Years ago, when I was visibly pregnant for the first time, and later, when I had one little one, I came to dread these three words: Just you wait. Whatever happy feeling or observation I had at the moment risked being dismissed with the warning that terrible things were imminent. My time would no longer be mine, and everything was about to go haywire.
One of the unsung upsides of having a larger brood—I had my fourth just nineteen months ago—is that no one says those three words to me anymore. I have also gained a lot of knowledge since then about how people, and working women in particular, spend their time. As a result I have learned that the majority of things people warned me about are not the inevitable result of parenting. Those three words—“just you wait”—are often more about people’s own insecurities than anything else. True maternal wisdom means letting them go. Our time still remains what we make of it.
I don’t know why parenthood seems to involve competing in the Misery Olympics. To be sure, most veteran parents will include an obligatory It’s-The-Most-Meaningful-Thing-I’ve-Ever-Done line or two in their warnings, but I distinctly remember a number of themes in these “just you wait” laments.
- Having kids will ruin your career.
- Having kids will ruin your body.
- Having kids will ruin your sex life.
- Having kids will mean you will have no free time whatsoever.
I would not deny that some people could have these experiences. One survey found that mothers claim to have just seventeen minutes of free time per day. Women with children constantly lament a lack of time for self-care. Parenting magazines are full of articles on how mothers may not want to have sex for months (years?) after giving birth, so new fathers should be understanding. You can’t miss that the number of mothers at the top of major organizations is scandalously low.
On the other hand, the number of women without children at the top of major organizations is also low. To be honest, most men don’t get to the top of the heap either. This would be true whether people have children or not, so it seems unfair to blame kids for all of it.
For those of us with more modest ambitions, it’s helpful to note that most parents combine work and family just fine. If you are an organized person who plans ahead to meet deadlines, and makes time for networking and strategic thinking prior to having children, it is quite possible you will continue doing so after. Many of us who liked what we did pre-kids like what we do post-kids. In my case, my kids have given me more fodder to write about.
On the physical front, many of us learn the hard way that, independent of fecundity, it becomes increasingly difficult to stay svelte as we get older. Kids don’t make it easier to eat kale and exercise, but they don’t make it impossible. The reason most people don’t exercise is not that kids have taken all their time, it’s that they don’t want to exercise. On the intimacy front, your mileage may vary. I was always happy to get the six-week postpartum green light to get reacquainted with my husband (this may explain why we have four children).

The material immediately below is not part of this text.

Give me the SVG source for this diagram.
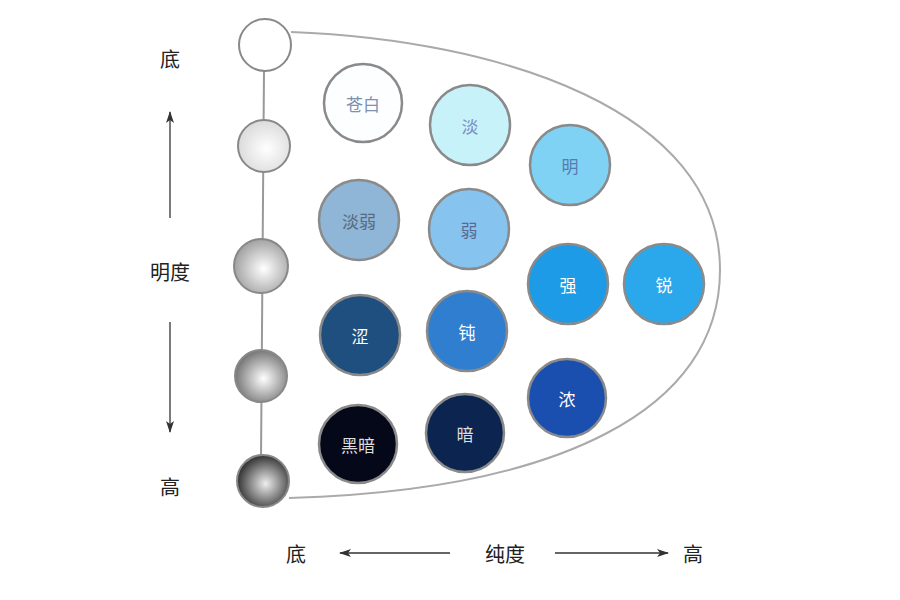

It is the free time assertion, though, that I find particularly fascinating. According to the American Time Use Survey, employed parents with kids under age 6 have 3.4 hours of leisure time per day. This is less than employed people without kids—who have 4.5 hours—but it is not bad at all. I know from my own time diary studies that women with younger children (under age 2) tend to have less leisure time than other people, but the good news is that children spend a mere two years being under 2 years old. They grow up, and time to read, do hobbies, and such expands. And even those of us with kids under age 2 manage to fit in some leisure time, such as watching TV. I am reminded of the Dr. Phil episode a few years ago when time use researcher John Robinson went on to talk about his finding that women had thirty hours of leisure time per week. Audience members were in high dudgeon about this idea that they had any free time, which is funny, in that watching the Dr. Phil show is pretty much the definition of a leisure-time activity.
The truth is that parenting, like any other endeavor, is largely what you make of it. Some people are prone to drama and some are not, but whatever woe one person experienced does not necessarily mean you will or won’t. Which is why I've come to believe that the words “just you wait” are more an attempt to justify one’s own life than offer helpful advice. “It will be fine,” is much better and avoids the Misery Olympics. Which is good—because in the Misery Olympics, no one wins.